The law prescribes steep financial fines for non-compliant organizations and their executive management. Furthermore, you risk employees taking their grievances directly to public, state-run external reporting bodies. Once an external agency is involved, your company entirely loses control over the timeline of the investigation and the subsequent public relations narrative.
Can external parties like customers or suppliers use our internal reporting channel?
Yes. The law protects any individual who obtains information about corporate violations during their professional activities. Therefore, it is highly recommended to place the portal link in an accessible location for external partners, vendors, and clients (e.g., integrated cleanly into the footer of your public corporate website).
Are companies legally required to process completely anonymous tips?
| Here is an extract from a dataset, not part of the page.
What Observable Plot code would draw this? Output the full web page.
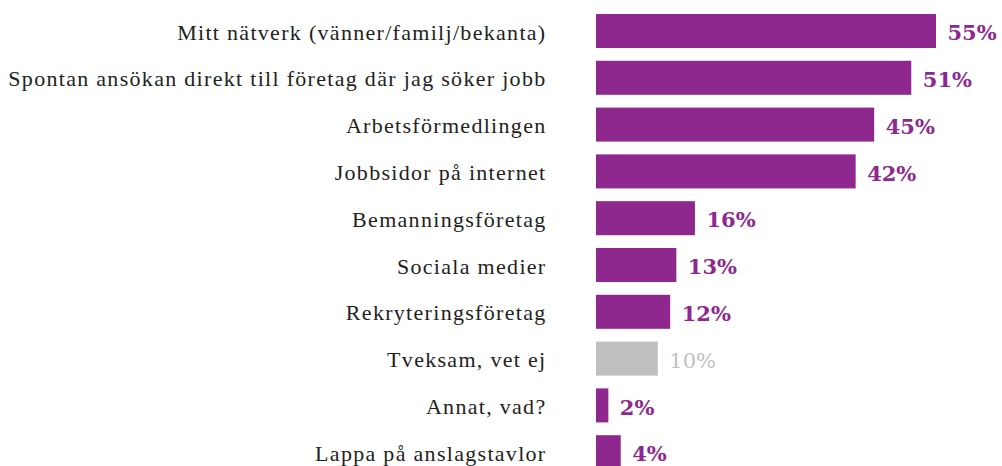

Yes. Following the final legislative configuration of the Whistleblower Protection Act in Germany, companies are under a strict legal obligation to accept, log, and fully investigate incoming anonymous tips. Your technical infrastructure must support secure, anonymous intake and allow for non-identifiable ongoing correspondence.
Can multiple independent SMBs share the costs of a whistleblower reporting office?
Yes. SMBs with between 50 and 249 employees have the explicit legal allowance to form a "joint reporting office" or pool organizational intake resources to save overhead. However, the core obligation to evaluate the case findings and execute actual corporate remediation (such as disciplinary actions or process overhauls) remains strictly individual to each specific company.
How long must data regarding a whistleblower report be archived?
As a rule, case records and documentation must be deleted exactly three years after the formal conclusion of the investigative procedure. This retention window can be extended only if the documentation continues to be required to satisfy other statutory obligations, such as ongoing court cases, labor union disputes, or official disciplinary hearings.